4.8 Different test datasets

Table 4 test different dataset

There are only 15 pathology images in the dataset of CPM-15, so we added CPM-15 as the training set to the training set of CPM-17. Because the two datasets contain the same brain organs, most nuclei also show non-overlapping or elliptical shapes. So are 46 images in the training set to expand the training data and give the model adequate training. Next, we conducted experiments using the division of the Kumar dataset from the challenge competition, using the same organ and different organs of Kumar as the test dataset respectively Table 4. We can observe from the table that the test dataset with the same organ is 0.019 higher than the test set with different organs for dice, 0.044 higher for aji, and 0.08 higher for pq, which indicates that the model has better results on the same organ dataset. Finally, we combined the test dataset of CPM-17 with the test set of Kumar to combine different organs from the human body to verify the model’s generalization. Through experiments, we found that the network can adapt to different types and shapes of cell nuclei.

4.9 Heat map analysis

We visualized the heat map using the pathology image in kumar. Three feature maps were extracted, including convolution, contour and fusion.
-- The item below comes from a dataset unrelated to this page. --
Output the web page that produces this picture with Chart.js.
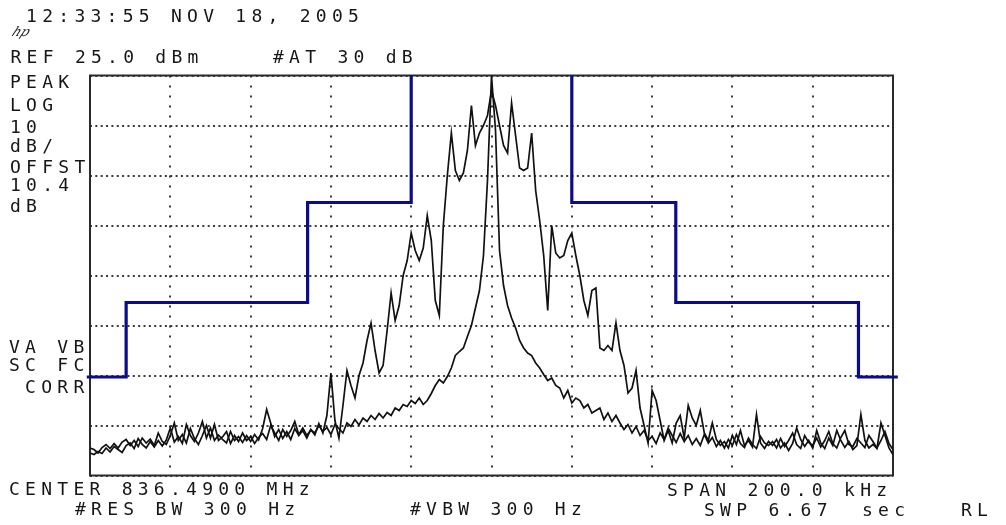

As shown in Fig. 9, it can be observed that the convolutional network learns easily to learn features in non-nuclear regions, and the contour network we designed learns features only for contours and does not learn relevant nuclear components in the non-nuclear areas. Finally, we fuse the feature maps and assign appropriate weights. The results are better than the previous two, mainly in solving the two disadvantages of the spatial inaccuracy of the convolutional network and the absence of the nuclear interior of the contour network.

Fig. 9
figure 9

Visualization of feature activation maps

4.10 Discussion

The existing networks do not separate the attached nuclei well, a common limitation of the current methods. The main problem with adherent cell nuclei is that the pixel point distinction between the target and the surrounding background is tiny, and the network needs to learn these small differences. Complex nuclei shapes, such as spindle-shaped, irregularly shaped nuclei, and such types of organization can also cause difficulties for network learning. Identifying the nuclear boundary network with unclear annotation is difficult, and the network is challenging to partition clearly and smoothly.

5 Conclusion

In this paper, we have proposed a dual-path instance segmentation network based on cell nucleus contours. It performs independent feature extraction of cell nucleus contour information by reconstructing the cell nucleus contour information. We design the attention module and fusion mechanism, further improving cell nucleus features’ accuracy. The attention module enhances saliency mainly for nuclear regions, and the fusion mechanism can fuse contour, convolution, and attention feature maps simply and efficiently. The exact fusion mechanism is performed for all three feature maps in different decoding stages, further improving the network’s capability. In addition, we conducted adequate experiments on three different datasets containing multiple organs of the human body with various morphologies of cell nuclei. The generalizability of our proposed network was demonstrated. Quantitative and qualitative experiments show that our proposed method has achieved state-of-the-art nuclei instance performance.